Restate the data word for word and leave the images out.

____

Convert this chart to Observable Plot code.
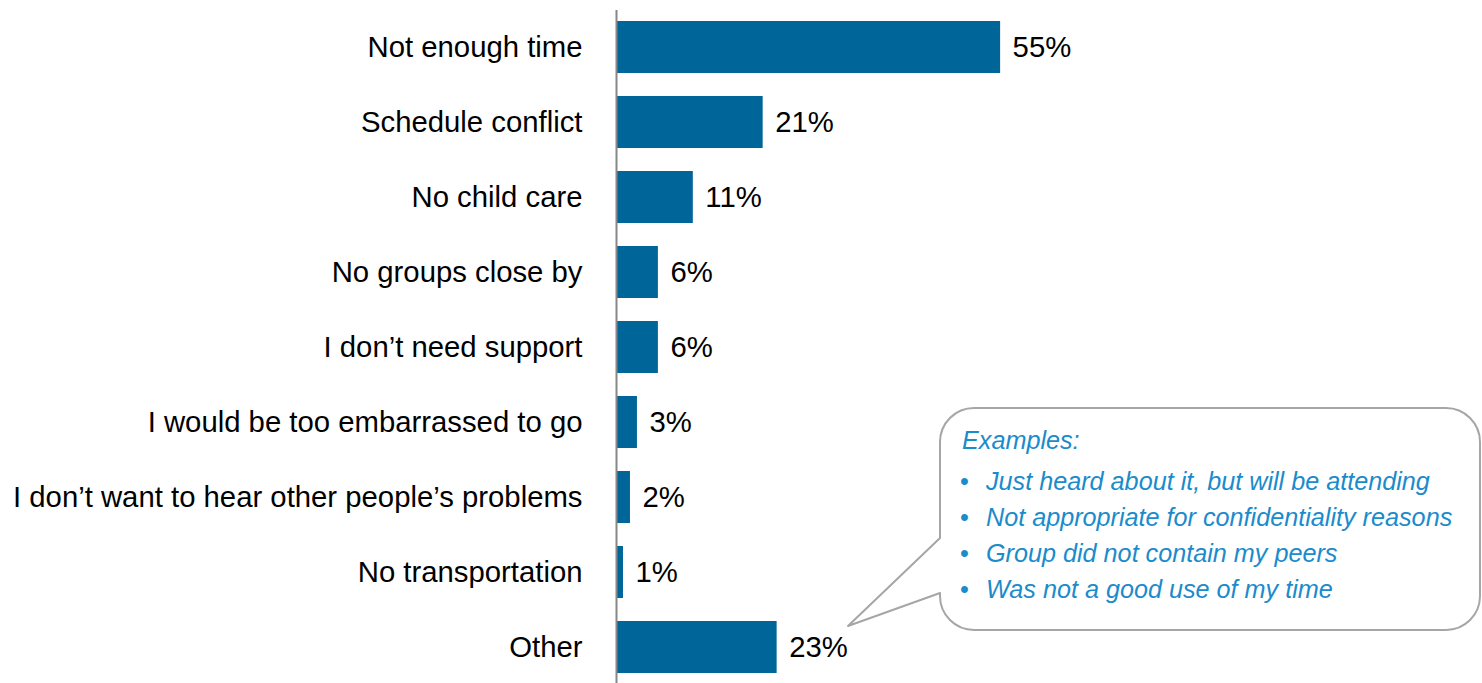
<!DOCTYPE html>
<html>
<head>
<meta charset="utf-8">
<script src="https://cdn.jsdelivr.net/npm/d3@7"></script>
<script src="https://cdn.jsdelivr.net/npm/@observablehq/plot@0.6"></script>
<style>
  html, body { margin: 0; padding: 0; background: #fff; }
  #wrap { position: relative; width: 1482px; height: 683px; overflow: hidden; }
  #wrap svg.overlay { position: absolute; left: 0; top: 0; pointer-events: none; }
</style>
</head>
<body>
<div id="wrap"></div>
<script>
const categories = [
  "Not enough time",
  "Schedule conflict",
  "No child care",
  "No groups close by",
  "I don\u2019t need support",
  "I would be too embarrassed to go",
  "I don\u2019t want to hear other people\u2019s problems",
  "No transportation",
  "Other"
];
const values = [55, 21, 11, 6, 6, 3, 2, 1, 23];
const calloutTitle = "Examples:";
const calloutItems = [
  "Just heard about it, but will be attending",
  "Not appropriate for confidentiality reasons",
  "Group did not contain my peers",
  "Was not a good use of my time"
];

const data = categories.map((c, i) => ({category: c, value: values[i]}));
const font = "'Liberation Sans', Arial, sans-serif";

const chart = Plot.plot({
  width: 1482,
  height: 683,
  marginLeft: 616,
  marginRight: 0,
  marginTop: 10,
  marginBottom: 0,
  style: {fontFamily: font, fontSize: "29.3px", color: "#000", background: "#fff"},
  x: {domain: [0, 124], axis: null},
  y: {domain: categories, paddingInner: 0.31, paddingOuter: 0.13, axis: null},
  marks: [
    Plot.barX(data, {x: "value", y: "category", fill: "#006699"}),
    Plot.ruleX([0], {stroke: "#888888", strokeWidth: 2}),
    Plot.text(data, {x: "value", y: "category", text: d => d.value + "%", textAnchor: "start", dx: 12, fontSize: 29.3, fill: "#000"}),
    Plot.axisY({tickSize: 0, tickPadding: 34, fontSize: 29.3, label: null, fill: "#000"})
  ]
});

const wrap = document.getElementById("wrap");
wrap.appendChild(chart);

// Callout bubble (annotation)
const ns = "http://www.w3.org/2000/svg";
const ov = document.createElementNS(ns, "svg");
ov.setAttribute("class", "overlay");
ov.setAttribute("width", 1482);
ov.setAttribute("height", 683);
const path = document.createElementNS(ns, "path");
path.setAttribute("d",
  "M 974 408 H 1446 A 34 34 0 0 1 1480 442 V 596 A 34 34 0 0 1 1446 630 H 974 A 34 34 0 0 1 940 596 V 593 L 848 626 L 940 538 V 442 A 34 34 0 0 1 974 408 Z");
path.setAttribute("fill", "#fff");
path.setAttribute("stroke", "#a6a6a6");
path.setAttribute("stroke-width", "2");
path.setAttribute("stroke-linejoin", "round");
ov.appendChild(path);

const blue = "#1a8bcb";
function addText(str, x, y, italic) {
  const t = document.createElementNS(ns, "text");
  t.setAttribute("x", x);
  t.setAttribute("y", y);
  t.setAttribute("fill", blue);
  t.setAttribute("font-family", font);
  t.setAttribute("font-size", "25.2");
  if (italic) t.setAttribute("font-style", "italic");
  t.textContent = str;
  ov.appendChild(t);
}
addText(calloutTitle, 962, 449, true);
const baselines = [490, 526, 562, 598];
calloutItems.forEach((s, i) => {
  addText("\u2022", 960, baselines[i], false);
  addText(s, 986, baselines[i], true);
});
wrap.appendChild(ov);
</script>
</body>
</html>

____

FINISHED EXERCISE
Convert this chart to Observable Plot code.
<!DOCTYPE html>
<html>
<head>
<meta charset="utf-8">
<script src="https://cdn.jsdelivr.net/npm/d3@7"></script>
<script src="https://cdn.jsdelivr.net/npm/@observablehq/plot@0.6"></script>
<style>
  html, body { margin: 0; padding: 0; background: #fff; }
  #wrap { position: relative; width: 1482px; height: 683px; overflow: hidden; }
  #wrap svg.overlay { position: absolute; left: 0; top: 0; pointer-events: none; }
</style>
</head>
<body>
<div id="wrap"></div>
<script>
const categories = [
  "Not enough time",
  "Schedule conflict",
  "No child care",
  "No groups close by",
  "I don\u2019t need support",
  "I would be too embarrassed to go",
  "I don\u2019t want to hear other people\u2019s problems",
  "No transportation",
  "Other"
];
const values = [55, 21, 11, 6, 6, 3, 2, 1, 23];
const calloutTitle = "Examples:";
const calloutItems = [
  "Just heard about it, but will be attending",
  "Not appropriate for confidentiality reasons",
  "Group did not contain my peers",
  "Was not a good use of my time"
];

const data = categories.map((c, i) => ({category: c, value: values[i]}));
const font = "'Liberation Sans', Arial, sans-serif";

const chart = Plot.plot({
  width: 1482,
  height: 683,
  marginLeft: 616,
  marginRight: 0,
  marginTop: 10,
  marginBottom: 0,
  style: {fontFamily: font, fontSize: "29.3px", color: "#000", background: "#fff"},
  x: {domain: [0, 124], axis: null},
  y: {domain: categories, paddingInner: 0.31, paddingOuter: 0.13, axis: null},
  marks: [
    Plot.barX(data, {x: "value", y: "category", fill: "#006699"}),
    Plot.ruleX([0], {stroke: "#888888", strokeWidth: 2}),
    Plot.text(data, {x: "value", y: "category", text: d => d.value + "%", textAnchor: "start", dx: 12, fontSize: 29.3, fill: "#000"}),
    Plot.axisY({tickSize: 0, tickPadding: 34, fontSize: 29.3, label: null, fill: "#000"})
  ]
});

const wrap = document.getElementById("wrap");
wrap.appendChild(chart);

// Callout bubble (annotation)
const ns = "http://www.w3.org/2000/svg";
const ov = document.createElementNS(ns, "svg");
ov.setAttribute("class", "overlay");
ov.setAttribute("width", 1482);
ov.setAttribute("height", 683);
const path = document.createElementNS(ns, "path");
path.setAttribute("d",
  "M 974 408 H 1446 A 34 34 0 0 1 1480 442 V 596 A 34 34 0 0 1 1446 630 H 974 A 34 34 0 0 1 940 596 V 593 L 848 626 L 940 538 V 442 A 34 34 0 0 1 974 408 Z");
path.setAttribute("fill", "#fff");
path.setAttribute("stroke", "#a6a6a6");
path.setAttribute("stroke-width", "2");
path.setAttribute("stroke-linejoin", "round");
ov.appendChild(path);

const blue = "#1a8bcb";
function addText(str, x, y, italic) {
  const t = document.createElementNS(ns, "text");
  t.setAttribute("x", x);
  t.setAttribute("y", y);
  t.setAttribute("fill", blue);
  t.setAttribute("font-family", font);
  t.setAttribute("font-size", "25.2");
  if (italic) t.setAttribute("font-style", "italic");
  t.textContent = str;
  ov.appendChild(t);
}
addText(calloutTitle, 962, 449, true);
const baselines = [490, 526, 562, 598];
calloutItems.forEach((s, i) => {
  addText("\u2022", 960, baselines[i], false);
  addText(s, 986, baselines[i], true);
});
wrap.appendChild(ov);
</script>
</body>
</html>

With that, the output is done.